Starting at the first line of the listing below, repeat each line up to and including the one containing "of ofi.base west,anchor=base". Leave out pictures.

* START *

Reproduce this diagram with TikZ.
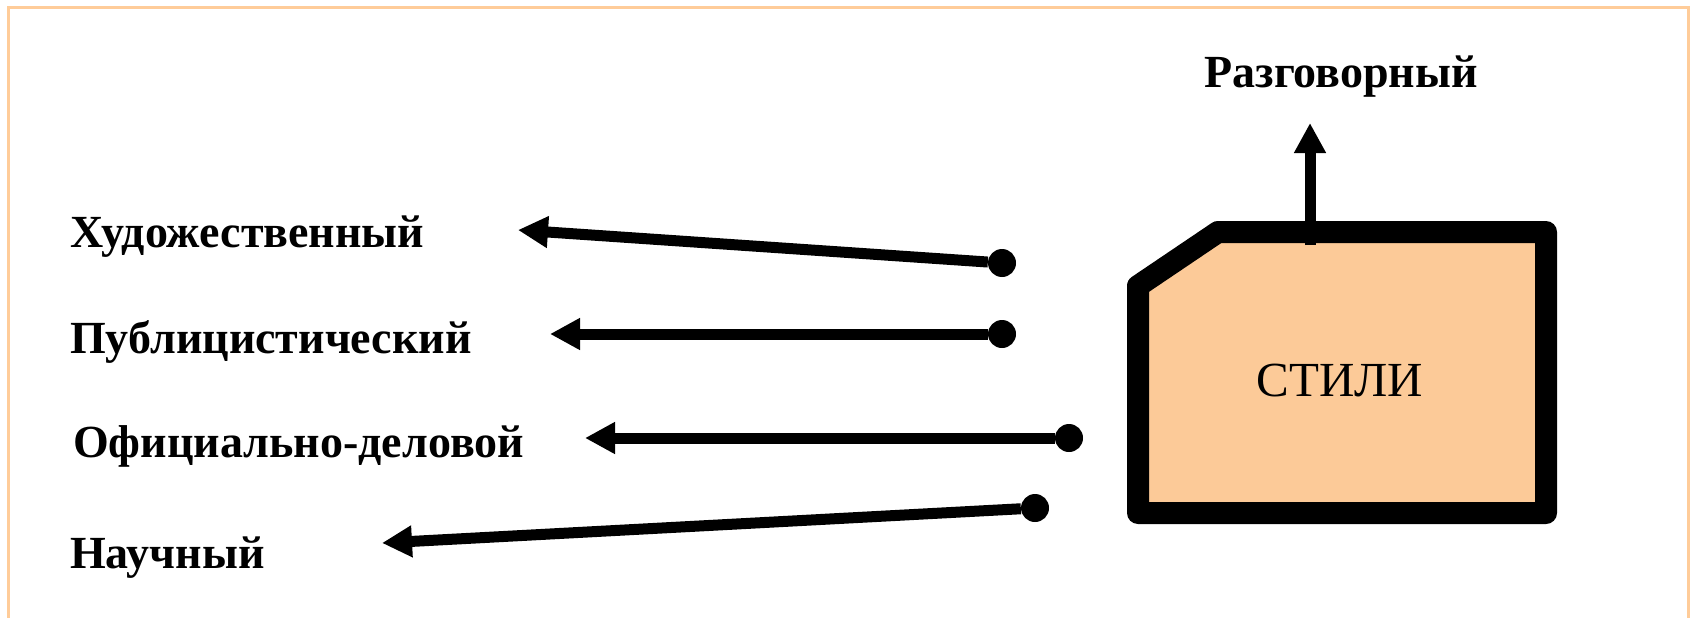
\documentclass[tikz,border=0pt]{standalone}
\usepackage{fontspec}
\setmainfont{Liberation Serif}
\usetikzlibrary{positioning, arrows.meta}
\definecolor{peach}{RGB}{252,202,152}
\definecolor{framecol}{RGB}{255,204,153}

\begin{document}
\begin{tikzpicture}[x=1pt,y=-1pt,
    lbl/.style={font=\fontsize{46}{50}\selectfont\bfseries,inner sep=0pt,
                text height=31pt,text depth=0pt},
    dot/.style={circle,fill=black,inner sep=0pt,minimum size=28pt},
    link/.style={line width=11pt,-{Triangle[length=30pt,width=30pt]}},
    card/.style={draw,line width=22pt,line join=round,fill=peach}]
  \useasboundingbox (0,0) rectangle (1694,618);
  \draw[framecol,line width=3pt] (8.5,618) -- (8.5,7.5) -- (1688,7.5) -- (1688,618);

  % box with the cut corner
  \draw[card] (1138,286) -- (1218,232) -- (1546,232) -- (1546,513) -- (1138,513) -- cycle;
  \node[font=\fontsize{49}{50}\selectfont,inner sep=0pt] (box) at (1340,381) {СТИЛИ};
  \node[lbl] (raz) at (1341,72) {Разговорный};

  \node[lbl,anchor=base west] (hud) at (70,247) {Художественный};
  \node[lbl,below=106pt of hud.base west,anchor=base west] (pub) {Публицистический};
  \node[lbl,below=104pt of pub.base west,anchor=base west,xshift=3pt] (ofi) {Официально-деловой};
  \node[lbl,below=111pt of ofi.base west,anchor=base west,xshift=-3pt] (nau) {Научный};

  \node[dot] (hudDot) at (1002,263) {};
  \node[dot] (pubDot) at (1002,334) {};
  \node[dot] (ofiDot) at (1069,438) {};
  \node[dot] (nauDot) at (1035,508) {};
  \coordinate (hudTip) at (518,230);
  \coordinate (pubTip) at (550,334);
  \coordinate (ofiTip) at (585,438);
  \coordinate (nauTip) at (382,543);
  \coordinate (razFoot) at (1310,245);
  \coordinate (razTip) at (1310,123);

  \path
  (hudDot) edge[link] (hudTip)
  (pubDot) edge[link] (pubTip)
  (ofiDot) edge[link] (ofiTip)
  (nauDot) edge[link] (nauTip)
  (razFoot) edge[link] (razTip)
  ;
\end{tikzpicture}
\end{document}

* END *

● ANSWER BELOW
Reproduce this diagram with TikZ.
\documentclass[tikz,border=0pt]{standalone}
\usepackage{fontspec}
\setmainfont{Liberation Serif}
\usetikzlibrary{positioning, arrows.meta}
\definecolor{peach}{RGB}{252,202,152}
\definecolor{framecol}{RGB}{255,204,153}

\begin{document}
\begin{tikzpicture}[x=1pt,y=-1pt,
    lbl/.style={font=\fontsize{46}{50}\selectfont\bfseries,inner sep=0pt,
                text height=31pt,text depth=0pt},
    dot/.style={circle,fill=black,inner sep=0pt,minimum size=28pt},
    link/.style={line width=11pt,-{Triangle[length=30pt,width=30pt]}},
    card/.style={draw,line width=22pt,line join=round,fill=peach}]
  \useasboundingbox (0,0) rectangle (1694,618);
  \draw[framecol,line width=3pt] (8.5,618) -- (8.5,7.5) -- (1688,7.5) -- (1688,618);

  % box with the cut corner
  \draw[card] (1138,286) -- (1218,232) -- (1546,232) -- (1546,513) -- (1138,513) -- cycle;
  \node[font=\fontsize{49}{50}\selectfont,inner sep=0pt] (box) at (1340,381) {СТИЛИ};
  \node[lbl] (raz) at (1341,72) {Разговорный};

  \node[lbl,anchor=base west] (hud) at (70,247) {Художественный};
  \node[lbl,below=106pt of hud.base west,anchor=base west] (pub) {Публицистический};
  \node[lbl,below=104pt of pub.base west,anchor=base west,xshift=3pt] (ofi) {Официально-деловой};
  \node[lbl,below=111pt of ofi.base west,anchor=base west,xshift=-3pt] (nau) {Научный};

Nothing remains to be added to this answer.